**Instruction**.
Pictures stay out of this copy, which runs from the first line of the material through the line containing "var yTicks = [0, 20, 40, 60, 80, 100];".

★ ★ ★ ★ ★ ★ ★

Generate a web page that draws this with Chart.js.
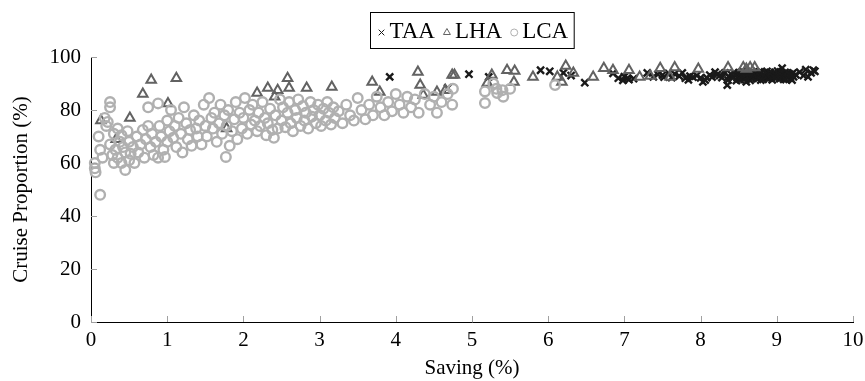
<!DOCTYPE html>
<html>
<head>
<meta charset="utf-8">
<script src="https://cdn.jsdelivr.net/npm/chart.js@4"></script>
<style>
  body { margin: 0; background: #fff; }
  canvas { display: block; }
</style>
</head>
<body>
<canvas id="cruiseChart" width="865" height="381"></canvas>
<script>
// data: [saving %, cruise proportion %]
var seriesNames = ["TAA", "LHA", "LCA"];
var xTicks = [0, 1, 2, 3, 4, 5, 6, 7, 8, 9, 10];
var yTicks = [0, 20, 40, 60, 80, 100];

var taaPoints = [
  [3.92,92.5],[4.68,88.3],[4.96,93.5],[5.22,92.5],[5.9,95],[6.02,94.6],[6.2,94],[6.3,93],[6.48,90.3],
  [6.85,93.8],[6.92,92],[6.98,91.2],[7.0,92.6],[7.04,92],[7.06,91.5],[7.12,91.8],[7.3,94],[7.38,92.5],
  [7.44,93.4],[7.5,93.2],[7.52,92.4],[7.58,93.8],[7.62,92.2],[7.66,93.6],[7.72,92.8],[7.76,94],[7.8,92],
  [7.84,91.4],[7.86,92.8],[7.9,92.4],[7.95,93],[8.0,92.1],[8.03,90.6],[8.06,91.3],[8.08,92.2],[8.12,93.2],
  [8.15,92.4],[8.19,94.3],[8.22,93.4],[8.25,93],[8.28,92.2],[8.32,94],[8.35,89.4],[8.36,91.3],[8.37,92.6],
  [8.4,93.5],[8.42,92.3],[8.44,94.1],
  [8.46,93.2],[8.47,91.1],[8.48,92.1],[8.5,94],[8.51,93.1],[8.52,91.5],[8.53,92.7],[8.54,93],[8.55,94.6],
  [8.56,92.4],[8.57,91.6],[8.58,94.2],[8.59,93.1],[8.6,90.6],[8.61,93.6],[8.62,92.7],[8.63,92],[8.64,93.9],
  [8.65,91.2],[8.66,92.4],[8.67,94.5],[8.68,91.9],[8.69,93],[8.7,92.2],[8.71,93.6],[8.72,94],[8.73,92.8],
  [8.74,91.8],[8.75,92.4],[8.76,93.4],[8.77,94.4],[8.78,92.6],[8.79,91.3],[8.8,94.3],[8.81,93.1],
  [8.82,91.6],[8.83,92.5],[8.84,93],[8.85,92.2],[8.86,93.8],[8.87,94.6],[8.88,91.9],[8.89,93.3],[8.9,92],
  [8.91,94.2],[8.92,93.8],[8.93,92.6],[8.94,91.4],[8.95,92.8],[8.96,93.5],[8.97,94.1],[8.98,92.1],
  [8.99,93],[9.0,92.2],[9.01,94.7],[9.02,93.6],[9.03,92.6],[9.04,91.8],[9.05,94.4],[9.06,93.1],[9.07,95.8],
  [9.08,92.8],[9.09,91.6],[9.1,93.4],[9.11,94.2],[9.12,91.5],[9.13,92.4],[9.14,94],[9.15,92.6],[9.16,93.7],
  [9.17,93.2],[9.18,92],[9.2,91.3],[9.21,93.9],[9.22,92.5],[9.25,93.3],[9.3,94.3],[9.35,93],[9.38,95.2],
  [9.41,92.5],[9.45,94],[9.48,95],[9.5,94.6]
];

var lhaPoints = [
  [0.13,76],[0.33,69],[0.51,77],[0.68,86],[0.79,91.3],[1.01,82.5],[1.12,92],[1.78,73],[2.18,86.4],
  [2.32,88.3],[2.41,85],[2.45,87.5],[2.58,92],[2.6,88.3],[2.83,88.3],[3.16,88.7],[3.69,90.6],[3.79,86.8],
  [4.29,94.3],[4.32,89.4],[4.36,85.7],[4.54,86.8],[4.65,87.5],[4.74,93.2],[4.77,93.2],[5.2,90.2],
  [5.26,93.2],[5.46,95],[5.56,94.7],[5.55,90.6],[5.8,92.5],[6.12,92.5],[6.23,96.6],[6.18,90.6],[6.33,94],
  [6.59,92.5],[6.73,95.8],[6.85,95],[7.06,95],[7.2,92.5],[7.34,92.8],[7.47,95.8],[7.6,92.5],[7.66,96],
  [7.97,95.5],[8.36,96],[8.56,96],[8.6,95.5],[8.65,96],[8.71,96]
];

var lcaPoints = [
  [0.05,60],[0.05,58],[0.06,56.5],[0.12,48],[0.1,70],[0.12,65],[0.15,62],[0.18,77],[0.2,74],[0.22,75.5],
  [0.25,83],[0.25,81],[0.25,67],[0.28,63],[0.3,71],[0.3,60],[0.32,65],[0.35,73],[0.35,62],[0.38,68],
  [0.4,60],[0.4,70.5],[0.42,66],[0.45,57.4],[0.45,64],[0.48,72],[0.5,61],[0.5,68],
  [0.52,63.5],[0.55,66],[0.57,60],[0.6,70],[0.62,64],[0.65,67],[0.68,72.5],[0.7,62],[0.72,69],[0.75,81],
  [0.75,74],[0.78,66],[0.8,71],[0.82,63],[0.85,68],[0.88,62],[0.88,82.5],[0.9,74],[0.92,70],[0.95,65],
  [0.97,62.3],[1.0,76],[1.0,68],
  [1.03,72],[1.05,80],[1.08,69.5],[1.1,74],[1.12,66],[1.15,77],[1.18,71],[1.2,64],[1.22,81],[1.25,75],
  [1.27,69],[1.3,72.5],[1.32,66.5],[1.35,78],[1.38,73],[1.4,70],[1.42,76],[1.45,67],[1.48,82],[1.5,74],
  [1.52,70],[1.55,84.5],[1.58,77],[1.6,73],[1.62,79],[1.65,68],[1.68,75],[1.7,82],[1.72,71],[1.75,78],
  [1.77,62.3],[1.78,74],[1.8,80],[1.82,66.5],[1.85,72],[1.88,76.5],[1.9,83],[1.92,69],[1.95,79],[1.98,73],
  [2.0,77],[2.02,84.5],[2.05,71],[2.08,80],[2.1,74.5],[2.12,82],[2.15,76],[2.18,72],[2.2,79],[2.22,74],
  [2.25,83],[2.28,77],[2.3,70.5],[2.32,75],[2.35,80.5],[2.38,72.5],[2.4,69.5],[2.42,78],[2.45,73],[2.48,84],
  [2.5,76],[2.52,81],[2.55,73.5],[2.58,79],[2.6,83],[2.62,75],[2.65,72],[2.68,80],[2.7,77],[2.72,84],
  [2.75,74],[2.78,81.5],[2.8,76],[2.82,79],[2.85,73],[2.88,83],[2.9,77.5],[2.92,80],[2.95,75],[2.98,82],
  [3.0,78],[3.02,74],[3.05,80.5],[3.08,76],[3.1,83],[3.12,79],[3.15,74.5],[3.18,81],[3.2,77],[3.25,79.5],
  [3.3,75],[3.35,82],[3.4,78],[3.45,76],[3.5,84.5],
  [3.55,80],[3.6,76.5],[3.65,82],[3.7,78],[3.75,85],[3.8,81],[3.85,78],[3.9,83],[3.95,79.5],[4.0,86],
  [4.05,82],[4.1,79],[4.15,85],[4.2,81],[4.25,84],[4.3,79],[4.38,86],[4.45,82],[4.5,85],[4.54,79],
  [4.6,83],[4.68,86],[4.74,82],[4.75,88],
  [5.17,87],[5.17,82.6],[5.28,90],[5.32,88],[5.33,86.4],[5.4,87.5],[5.41,85],[5.5,88],[6.09,89.4]
];

function toXY(arr) {
  return arr.map(function (p) { return { x: p[0], y: p[1] }; });
}

var serifFont = "'Liberation Serif', 'DejaVu Serif', serif";

// inward tick marks like the pgfplots original
var innerTicks = {
  id: "innerTicks",
  afterDraw: function (chart) {
    var ctx = chart.ctx, xs = chart.scales.x, ys = chart.scales.y;
    ctx.save();
    ctx.strokeStyle = "#a0a0a0";
    ctx.lineWidth = 1;
    ctx.beginPath();
    xTicks.forEach(function (v) {
      var px = Math.round(xs.getPixelForValue(v)) + 0.5;
      ctx.moveTo(px, ys.bottom);
      ctx.lineTo(px, ys.bottom - 6);
    });
    yTicks.forEach(function (v) {
      var py = Math.round(ys.getPixelForValue(v)) + 0.5;
      ctx.moveTo(xs.left, py);
      ctx.lineTo(xs.left + 6, py);
    });
    ctx.stroke();
    ctx.restore();
  }
};

// boxed legend on top
var boxLegend = {
  id: "boxLegend",
  afterDraw: function (chart) {
    var ctx = chart.ctx;
    var area = chart.chartArea;
    ctx.save();
    ctx.font = "23px " + serifFont;
    var markW = 10, gap = 3, itemGap = 7, pad = 6;
    var total = pad * 2;
    chart.data.datasets.forEach(function (ds, i) {
      total += markW + gap + ctx.measureText(ds.label).width;
      if (i > 0) total += itemGap;
    });
    var left = Math.round((area.left + area.right) / 2 - total / 2) + 0.5;
    var top = 12.5, h = 36;
    ctx.fillStyle = "#fff";
    ctx.fillRect(left, top, total, h);
    ctx.strokeStyle = "#000";
    ctx.lineWidth = 1;
    ctx.strokeRect(left, top, total, h);
    var x = left + pad;
    var cy = top + h / 2;
    chart.data.datasets.forEach(function (ds, i) {
      if (i > 0) x += itemGap;
      ctx.strokeStyle = ds.borderColor;
      ctx.fillStyle = "rgba(0,0,0,0)";
      Chart.helpers.drawPoint(ctx, {
        pointStyle: ds.pointStyle,
        radius: ds.legendRadius,
        borderWidth: ds.borderWidth,
        rotation: 0
      }, x + markW / 2, cy + 2);
      x += markW + gap;
      ctx.fillStyle = "#000";
      ctx.textBaseline = "middle";
      ctx.fillText(ds.label, x, cy + 1);
      x += ctx.measureText(ds.label).width;
    });
    ctx.restore();
  }
};

new Chart("cruiseChart", {
  type: "scatter",
  data: {
    datasets: [{
      label: seriesNames[0],
      data: toXY(taaPoints),
      pointStyle: "crossRot",
      pointRadius: 5,
      borderWidth: 2.4,
      borderColor: "#1a1a1a",
      backgroundColor: "#1a1a1a",
      legendRadius: 4,
      order: 2,
      clip: false
    }, {
      label: seriesNames[1],
      data: toXY(lhaPoints),
      pointStyle: "triangle",
      pointRadius: 5.5,
      borderWidth: 2,
      borderColor: "#626262",
      backgroundColor: "rgba(0,0,0,0)",
      legendRadius: 4,
      order: 1,
      clip: false
    }, {
      label: seriesNames[2],
      data: toXY(lcaPoints),
      pointStyle: "circle",
      pointRadius: 4.8,
      borderWidth: 2.4,
      borderColor: "#b0b0b0",
      backgroundColor: "rgba(0,0,0,0)",
      legendRadius: 3.5,
      order: 0,
      clip: false
    }]
  },
  options: {
    responsive: false,
    animation: false,
    devicePixelRatio: 1,
    layout: { padding: { top: 57, right: 12, left: 0, bottom: 0 } },
    plugins: {
      legend: { display: false },
      tooltip: { enabled: false }
    },
    scales: {
      x: {
        type: "linear",
        min: 0,
        max: 10,
        afterBuildTicks: function (scale) {
          scale.ticks = xTicks.map(function (v) { return { value: v }; });
        },
        afterFit: function (scale) {
          scale.height = 59;
          scale.paddingRight = 0;
          scale.paddingLeft = 0;
        },
        grid: { display: false, drawTicks: false },
        border: { display: true, color: "#000", width: 1 },
        ticks: { color: "#000", padding: 6, font: { family: serifFont, size: 21 } },
        title: {
          display: true,
          text: "Saving (%)",
          color: "#000",
          font: { family: serifFont, size: 21 },
          padding: { top: 2, bottom: 0 }
        }
      },
      y: {
        type: "linear",
        min: 0,
        max: 100,
        afterBuildTicks: function (scale) {
          scale.ticks = yTicks.map(function (v) { return { value: v }; });
        },
        afterFit: function (scale) { scale.width = 91; },
        grid: { display: false, drawTicks: false },
        border: { display: true, color: "#000", width: 1 },
        ticks: { color: "#000", padding: 10, font: { family: serifFont, size: 21 } },
        title: {
          display: true,
          text: "Cruise Proportion (%)",
          color: "#000",
          font: { family: serifFont, size: 21 },
          padding: { top: 9, bottom: 0 }
        }
      }
    }
  },
  plugins: [innerTicks, boxLegend]
});
</script>
</body>
</html>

★ ★ ★ ★ ★ ★ ★

**Written response**.
Generate a web page that draws this with Chart.js.
<!DOCTYPE html>
<html>
<head>
<meta charset="utf-8">
<script src="https://cdn.jsdelivr.net/npm/chart.js@4"></script>
<style>
  body { margin: 0; background: #fff; }
  canvas { display: block; }
</style>
</head>
<body>
<canvas id="cruiseChart" width="865" height="381"></canvas>
<script>
// data: [saving %, cruise proportion %]
var seriesNames = ["TAA", "LHA", "LCA"];
var xTicks = [0, 1, 2, 3, 4, 5, 6, 7, 8, 9, 10];
var yTicks = [0, 20, 40, 60, 80, 100];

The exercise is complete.